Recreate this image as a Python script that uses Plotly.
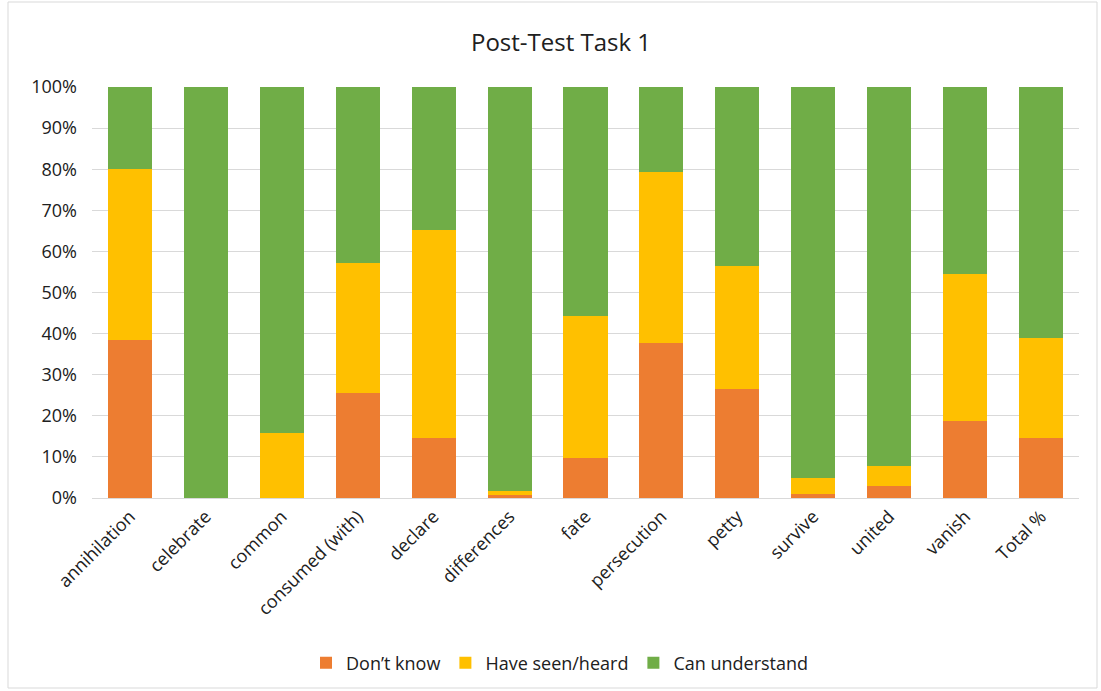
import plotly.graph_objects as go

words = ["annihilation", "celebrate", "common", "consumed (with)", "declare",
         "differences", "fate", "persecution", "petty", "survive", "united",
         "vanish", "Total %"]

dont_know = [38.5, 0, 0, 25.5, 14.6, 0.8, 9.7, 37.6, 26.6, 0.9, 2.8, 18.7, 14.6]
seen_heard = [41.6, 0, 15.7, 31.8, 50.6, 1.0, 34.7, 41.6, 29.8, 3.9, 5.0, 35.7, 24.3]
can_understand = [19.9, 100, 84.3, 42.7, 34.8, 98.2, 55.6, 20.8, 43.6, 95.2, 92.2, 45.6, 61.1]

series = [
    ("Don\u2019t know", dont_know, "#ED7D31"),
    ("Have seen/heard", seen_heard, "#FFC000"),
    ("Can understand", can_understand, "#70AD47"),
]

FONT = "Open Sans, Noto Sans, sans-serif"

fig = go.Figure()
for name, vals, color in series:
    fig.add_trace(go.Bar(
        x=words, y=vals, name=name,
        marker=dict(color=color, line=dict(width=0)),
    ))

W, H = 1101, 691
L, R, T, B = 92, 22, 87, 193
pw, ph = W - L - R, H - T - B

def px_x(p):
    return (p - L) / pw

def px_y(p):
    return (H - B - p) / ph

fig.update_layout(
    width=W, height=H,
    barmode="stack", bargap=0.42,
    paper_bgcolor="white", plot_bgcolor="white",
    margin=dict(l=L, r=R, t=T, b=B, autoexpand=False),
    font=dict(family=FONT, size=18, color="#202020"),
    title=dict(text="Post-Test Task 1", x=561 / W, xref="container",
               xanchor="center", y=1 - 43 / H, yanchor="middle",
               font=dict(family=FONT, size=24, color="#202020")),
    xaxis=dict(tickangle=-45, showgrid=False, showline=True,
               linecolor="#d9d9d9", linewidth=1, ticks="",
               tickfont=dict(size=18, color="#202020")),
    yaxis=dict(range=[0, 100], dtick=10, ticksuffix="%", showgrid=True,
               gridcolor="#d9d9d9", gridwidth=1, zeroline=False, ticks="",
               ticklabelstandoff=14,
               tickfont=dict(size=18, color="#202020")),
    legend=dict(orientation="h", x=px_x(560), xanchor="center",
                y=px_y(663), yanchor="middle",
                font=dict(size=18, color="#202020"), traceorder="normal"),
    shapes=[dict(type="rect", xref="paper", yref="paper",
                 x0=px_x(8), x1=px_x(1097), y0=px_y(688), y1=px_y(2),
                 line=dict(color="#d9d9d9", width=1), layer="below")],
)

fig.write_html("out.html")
══════
▶ **Your task**
Omitting all pictures, restate exactly the lines of the material from its start through the line that contains "return (H - B - p) / ph".

▶ **Full solution**
Recreate this image as a Python script that uses Plotly.
import plotly.graph_objects as go

words = ["annihilation", "celebrate", "common", "consumed (with)", "declare",
         "differences", "fate", "persecution", "petty", "survive", "united",
         "vanish", "Total %"]

dont_know = [38.5, 0, 0, 25.5, 14.6, 0.8, 9.7, 37.6, 26.6, 0.9, 2.8, 18.7, 14.6]
seen_heard = [41.6, 0, 15.7, 31.8, 50.6, 1.0, 34.7, 41.6, 29.8, 3.9, 5.0, 35.7, 24.3]
can_understand = [19.9, 100, 84.3, 42.7, 34.8, 98.2, 55.6, 20.8, 43.6, 95.2, 92.2, 45.6, 61.1]

series = [
    ("Don\u2019t know", dont_know, "#ED7D31"),
    ("Have seen/heard", seen_heard, "#FFC000"),
    ("Can understand", can_understand, "#70AD47"),
]

FONT = "Open Sans, Noto Sans, sans-serif"

fig = go.Figure()
for name, vals, color in series:
    fig.add_trace(go.Bar(
        x=words, y=vals, name=name,
        marker=dict(color=color, line=dict(width=0)),
    ))

W, H = 1101, 691
L, R, T, B = 92, 22, 87, 193
pw, ph = W - L - R, H - T - B

def px_x(p):
    return (p - L) / pw

def px_y(p):
    return (H - B - p) / ph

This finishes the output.